They lost their homes. Now some Hurricane Katrina (search) survivors are losing their hotel rooms.

"We have nowhere to go. We're actually getting put out of here, and we're willing to pay to stay. It's just ridiculous," said Kim Bacchus, 39, part of a group of about 15 family members from New Orleans who were not allowed to book additional nights at a Super 8 Motel (search) in Houston.

The shortage of hotel rooms for Katrina victims is igniting already short fuses and increasing the pressures of aid workers across Texas. Thousands of survivors sought refuge in the state after flooding forced evacuations in New Orleans.

The American Red Cross (search) could not provide immediate information on the number of shelters open across Texas, but shelters were known to be open in Houston, Dallas, Austin and cities all along the Texas-Louisiana border.

People began arriving at Reunion Arena (search) in downtown Dallas, where the city's Red Cross shelter operations were being consolidated, hours before it was ready to open Wednesday. Cots, blankets, feeding areas were being set up on the main floor of the former home of the NBA's Dallas Mavericks.

"We're going to have several hundred at least," Red Cross spokeswoman Anita Foster said.

Foster said she expected the number to grow as Labor Day weekend approached and hotels asked people to leave to make room for customers, many other evacuees, with reservations.

"By the time we put everyone to bed last night, we had more than 400 in Dallas. We had calls from hotels all day long, saying 'we have evacuees'," she said. "We're working ... to make sure we are all prepared to care for them."

The Rev. James Thomas of Rhema Life Fellowship Church in Plano visited another Dallas shelter to offer counseling and let refugees know that some of his members were willing to open their homes.

"It's just heart-wrenching," said Thomas, who clasped hands to pray with Calvin Noble, who drove in from New Orleans with his wife and four children Wednesday morning. The family chose to ride out the storm, then saw everything they own destroyed before escaping with their lives.

"We're sleeping in a gym now. We had a nice house," said Noble, his eyes puffy from tears. "It's a blessing to be saved anyway. We went through a lot."

Bacchus, who fears her home is under water, doesn't know where she will go next. She said her family booked two motel rooms for two nights. When they realized they needed to stay longer, the motel said it needed to make room for other victims with reservations.

She said her family would try to move in with a friend in Houston, but was concerned that too many people were already staying there.

"Why should be have to go to a shelter when we have money to pay? We didn't really want to do that," she said. "My heart my goes out to everybody that went through this, but we shouldn't be put through this situation if we have money."

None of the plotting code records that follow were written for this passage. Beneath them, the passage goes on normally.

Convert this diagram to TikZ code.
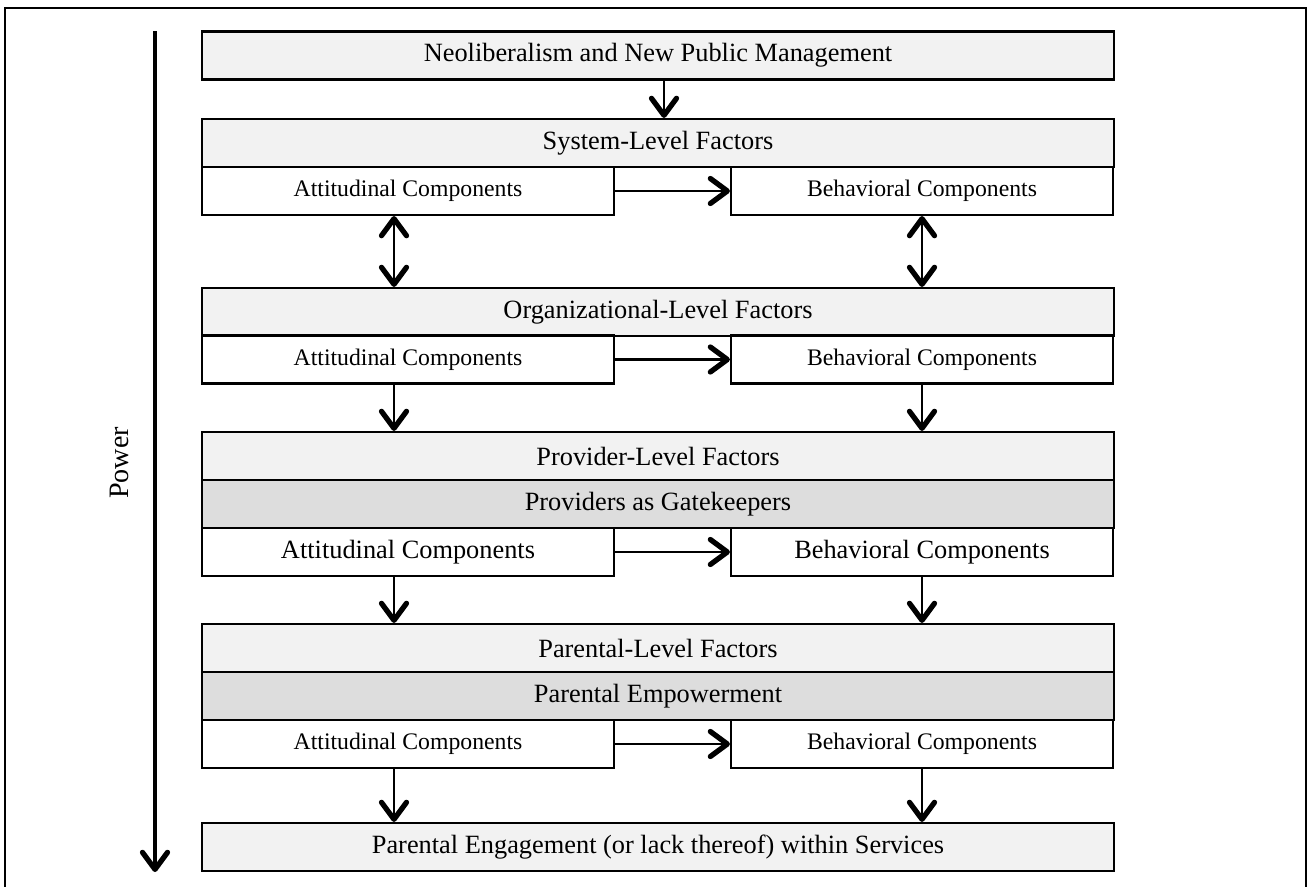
\documentclass[tikz,border=0pt]{standalone}
\usepackage{fontspec}
\setmainfont{Liberation Serif}
\usetikzlibrary{arrows.meta,positioning}
\definecolor{HeadFill}{HTML}{F2F2F2}
\definecolor{BandFill}{HTML}{DDDDDD}

\begin{document}
\begin{tikzpicture}[x=0.02cm,y=-0.02cm,
  >={Straight Barb[length=3.4mm,width=5mm,line width=3pt,round]},
  levelbox/.style={draw,line width=1.2pt,fill=HeadFill,minimum width=18.24cm,minimum height=0.96cm,inner sep=0pt,font=\fontsize{15}{18}\selectfont},
  bandbox/.style={levelbox,fill=BandFill},
  attbox/.style={draw,line width=1.2pt,fill=white,minimum width=8.24cm,minimum height=0.96cm,inner sep=0pt,font=\fontsize{13.5}{16}\selectfont},
  behbox/.style={attbox,minimum width=7.64cm},
  bigcomp/.style={font=\fontsize{15}{18}\selectfont},
  flow/.style={line width=1.4pt,->}
]
\useasboundingbox (0,0) rectangle (1308,886);
\draw[line width=1.3pt] (5,900) -- (5,8) -- (1306,8) -- (1306,900);

\coordinate (lcol) at (394,0);
\coordinate (rcol) at (922,0);
\coordinate (mcol) at (664,0);
\coordinate (ptop) at (155,31);
\coordinate (pend) at (155,872);

\draw[flow,line width=1.8pt] (ptop) -- (pend);
\node[rotate=90,font=\fontsize{16}{19}\selectfont] (power) at (119,463) {Power};

\node[levelbox] (neo) at (658,55.5) {Neoliberalism and New Public Management};

\node[levelbox] (sysH) at (658,143) {System-Level Factors};
\node[attbox] (sysA) at (408,191) {Attitudinal Components};
\node[behbox] (sysB) at (922,191) {Behavioral Components};

\node[levelbox] (orgH) at (658,312) {Organizational-Level Factors};
\node[attbox] (orgA) at (408,359.5) {Attitudinal Components};
\node[behbox] (orgB) at (922,359.5) {Behavioral Components};

\node[levelbox] (provH) at (658,456) {Provider-Level Factors};
\node[bandbox] (provG) at (658,504) {Providers as Gatekeepers};
\node[attbox,bigcomp] (provA) at (408,552) {Attitudinal Components};
\node[behbox,bigcomp] (provB) at (922,552) {Behavioral Components};

\node[levelbox] (parH) at (658,648) {Parental-Level Factors};
\node[bandbox] (parE) at (658,696) {Parental Empowerment};
\node[attbox] (parA) at (408,744) {Attitudinal Components};
\node[behbox] (parB) at (922,744) {Behavioral Components};

\node[levelbox] (engage) at (658,847) {Parental Engagement (or lack thereof) within Services};

\draw[flow] (neo.south -| mcol) -- (sysH.north -| mcol);
\draw[flow] (sysA.east) -- (sysB.west);
\draw[flow,<->] (sysA.south -| lcol) -- (orgH.north -| lcol);
\draw[flow,<->] (sysB.south -| rcol) -- (orgH.north -| rcol);
\draw[flow] (orgA.east) -- (orgB.west);
\draw[flow] (orgA.south -| lcol) -- (provH.north -| lcol);
\draw[flow] (orgB.south -| rcol) -- (provH.north -| rcol);
\draw[flow] (provA.east) -- (provB.west);
\draw[flow] (provA.south -| lcol) -- (parH.north -| lcol);
\draw[flow] (provB.south -| rcol) -- (parH.north -| rcol);
\draw[flow] (parA.east) -- (parB.west);
\draw[flow] (parA.south -| lcol) -- (engage.north -| lcol);
\draw[flow] (parB.south -| rcol) -- (engage.north -| rcol);
\end{tikzpicture}
\end{document}
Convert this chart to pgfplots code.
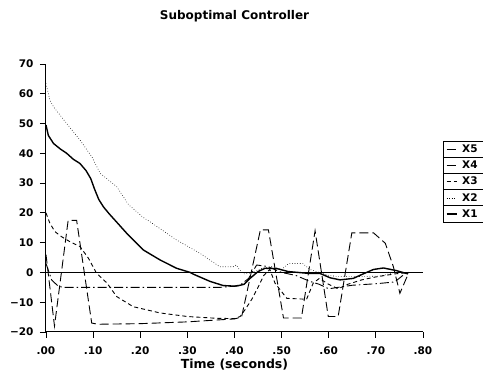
\documentclass[border=0pt]{standalone}
\usepackage{fontspec}
\setmainfont{DejaVu Sans}
\usepackage{pgfplots}
\pgfplotsset{compat=1.18}
\begin{document}
\begin{tikzpicture}
\path[use as bounding box] (0,0) rectangle (483pt,377pt);
\begin{axis}[
  at={(46pt,45pt)}, anchor=south west,
  scale only axis, width=377pt, height=268pt,
  xmin=0, xmax=0.8, ymin=-20, ymax=70,
  axis x line=bottom, axis y line=left,
  axis line style={-, line width=1pt},
  tick align=outside, major tick length=6pt,
  tick style={line width=0.9pt, black},
  xtick={0,0.1,0.2,0.3,0.4,0.5,0.6,0.7,0.8},
  xticklabels={.00,.10,.20,.30,.40,.50,.60,.70,.80},
  ytick={-20,-10,0,10,20,30,40,50,60,70},
  yticklabels={−20,−10,0,10,20,30,40,50,60,70},
  tick label style={font=\bfseries\fontsize{10.5}{12}\selectfont},
  xticklabel style={yshift=-5pt},
  yticklabel style={xshift=-3pt},
  xlabel={Time (seconds)},
  xlabel style={font=\bfseries\fontsize{12.5}{14}\selectfont, at={(axis description cs:0.5,-0.122)}, anchor=center},
  title={Suboptimal Controller},
  title style={font=\bfseries\fontsize{12}{14}\selectfont, at={(0.5,1.157)}, anchor=center},
  legend style={at={(1.06,0.7127)}, anchor=north west, draw=none, fill=none,
    inner sep=0pt, row sep=0pt, column sep=3pt,
    font=\bfseries\fontsize{10.5}{12}\selectfont,
    nodes={minimum height=16.2pt, inner ysep=0pt}},
  legend cell align=left,
  legend image code/.code={\draw[#1] (0pt,0pt) -- (10pt,0pt);},
  reverse legend,
  clip=false,
]
\draw[line width=0.8pt] (axis cs:0,0) -- (axis cs:0.8,0);
% X1 solid
\addplot[black, line width=1.4pt] coordinates {
(0,49.5) (0.005,46) (0.016,43.3) (0.03,41.5) (0.044,40) (0.058,38) (0.072,36.6)
(0.085,34.2) (0.095,31.5) (0.103,28) (0.112,24.5) (0.122,22) (0.134,19.7) (0.146,17.6)
(0.171,13.2) (0.206,7.6) (0.242,4.2) (0.277,1.4) (0.306,0) (0.313,-0.6)
(0.348,-3.0) (0.376,-4.4) (0.40,-4.6) (0.412,-4.3) (0.42,-4.0) (0.433,-2)
(0.45,0.3) (0.465,1.4) (0.49,1.3) (0.514,0.3) (0.556,-0.3) (0.581,-0.3)
(0.603,-1.8) (0.624,-2.5) (0.652,-2) (0.673,-0.5) (0.695,1) (0.716,1.5)
(0.744,0.6) (0.768,-0.5)
};
\addlegendentry{X1}
% X2 dotted
\addplot[black, line width=0.6pt, dotted] coordinates {
(0,63.5) (0.008,58) (0.016,55.6) (0.044,50) (0.072,44.5) (0.097,38.9)
(0.115,33.3) (0.15,28.8) (0.175,22.8) (0.206,18.5) (0.221,17.0) (0.277,10.9)
(0.327,6.4) (0.369,1.9) (0.397,1.9) (0.404,2.5) (0.41,1) (0.42,-0.5) (0.44,0)
(0.46,1.5) (0.48,2) (0.50,1) (0.515,3) (0.545,3) (0.56,1) (0.58,0) (0.60,-1)
(0.62,-1.4) (0.66,-1.4) (0.71,-1.2) (0.74,0) (0.77,0)
};
\addlegendentry{X2}
% X3 short dashed
\addplot[black, line width=0.9pt, dash pattern=on 4pt off 3pt] coordinates {
(0,20) (0.008,16.6) (0.019,13.7) (0.033,12) (0.051,10.3) (0.072,8.7)
(0.09,4.8) (0.107,-0.2) (0.129,-3.5) (0.15,-8.1) (0.185,-11.5) (0.242,-13.6)
(0.30,-14.8) (0.362,-15.4) (0.40,-15.5) (0.412,-14.8) (0.422,-12.6)
(0.436,-9.2) (0.45,-5) (0.462,-1) (0.475,1) (0.486,-3.6) (0.511,-8.7)
(0.553,-9) (0.567,-3.6) (0.58,-2) (0.60,-4) (0.62,-5.5) (0.64,-4) (0.67,-2.5)
(0.70,-1.5) (0.74,-0.5) (0.77,0)
};
\addlegendentry{X3}
% X4 long dashed
\addplot[black, line width=0.9pt, dash pattern=on 9pt off 4pt] coordinates {
(0,6) (0.018,-18) (0.047,17.5) (0.065,17.5) (0.097,-17) (0.11,-17.4)
(0.2,-17.2) (0.3,-16.6) (0.40,-15.6) (0.415,-15) (0.455,14.3) (0.472,14.3)
(0.504,-15.3) (0.542,-15.3) (0.571,14) (0.599,-14.8) (0.62,-14.8)
(0.649,13.3) (0.695,13.3) (0.72,9.8) (0.737,2) (0.751,-7) (0.77,0)
};
\addlegendentry{X4}
% X5 dash-dot
\addplot[black, line width=0.9pt, dash pattern=on 9pt off 3pt on 1.5pt off 3pt] coordinates {
(0,3) (0.012,-2.5) (0.025,-4.5) (0.035,-5) (0.37,-5) (0.41,-4.5) (0.43,-2)
(0.447,2.5) (0.47,2) (0.50,0) (0.53,-1) (0.56,-3) (0.58,-4) (0.60,-5.5)
(0.62,-5) (0.65,-4.3) (0.70,-3.8) (0.74,-3.2) (0.765,0)
};
\addlegendentry{X5}
% legend frame
\draw[line width=0.8pt] (axis description cs:1.053,0.7127) rectangle (axis description cs:1.2,0.4104);
\draw[line width=0.8pt] (axis description cs:1.053,0.65225) -- (axis description cs:1.2,0.65225);
\draw[line width=0.8pt] (axis description cs:1.053,0.5918) -- (axis description cs:1.2,0.5918);
\draw[line width=0.8pt] (axis description cs:1.053,0.53135) -- (axis description cs:1.2,0.53135);
\draw[line width=0.8pt] (axis description cs:1.053,0.4709) -- (axis description cs:1.2,0.4709);
\end{axis}
\end{tikzpicture}
\end{document}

Andy Patel, the Super 8 Motel manager, said practically all his guests are refugees from New Orleans, including those who would take rooms occupied by Bacchus and her family. He said he tried to relocate her group to another hotel, but had no luck.

"There's nothing we can do unless people call in and cancel or do something," he said. "I called nearby hotels, but they seem to say they're all sold out."

The Dallas Convention and Visitor Bureau (search) reports that hundreds of reservations have been made through its special hotel rates program, available to hurricane survivors through a toll-free phone number and online booking program.

"We have documented hundreds of reservations made at area hotels over the last two days," said Phillip Jones, bureau president.

"Our hotels have really stepped up with deeply discounted special daily rates from $49-99, and additional hotels have joined the program each day," he said. "They have been requested to extend these rates as long as possible for those who show their drivers licenses from affected states."

At least 23,000 refugees, a majority of them at the New Orleans Superdome, were to travel in a bus convoy to Houston starting Wednesday night and will be sheltered at the Astrodome.

About 1,000 people were in Houston shelters early Wednesday, and relief officials expected that number to triple.

About a dozen other Red Cross shelters were opened in Houston and southeast Texas, including a shelter at Faith Family Church in Victoria. The Red Cross planned to consolidate those operations so people would have food service and showers available in one place.

At least two Baptist churches in Orange housed hurricane survivors, including as many as 400 in one church, said John Hall, who works with the Texas Baptist General Convention of Texas. Memorial Baptist Church in Baytown had about 250 people.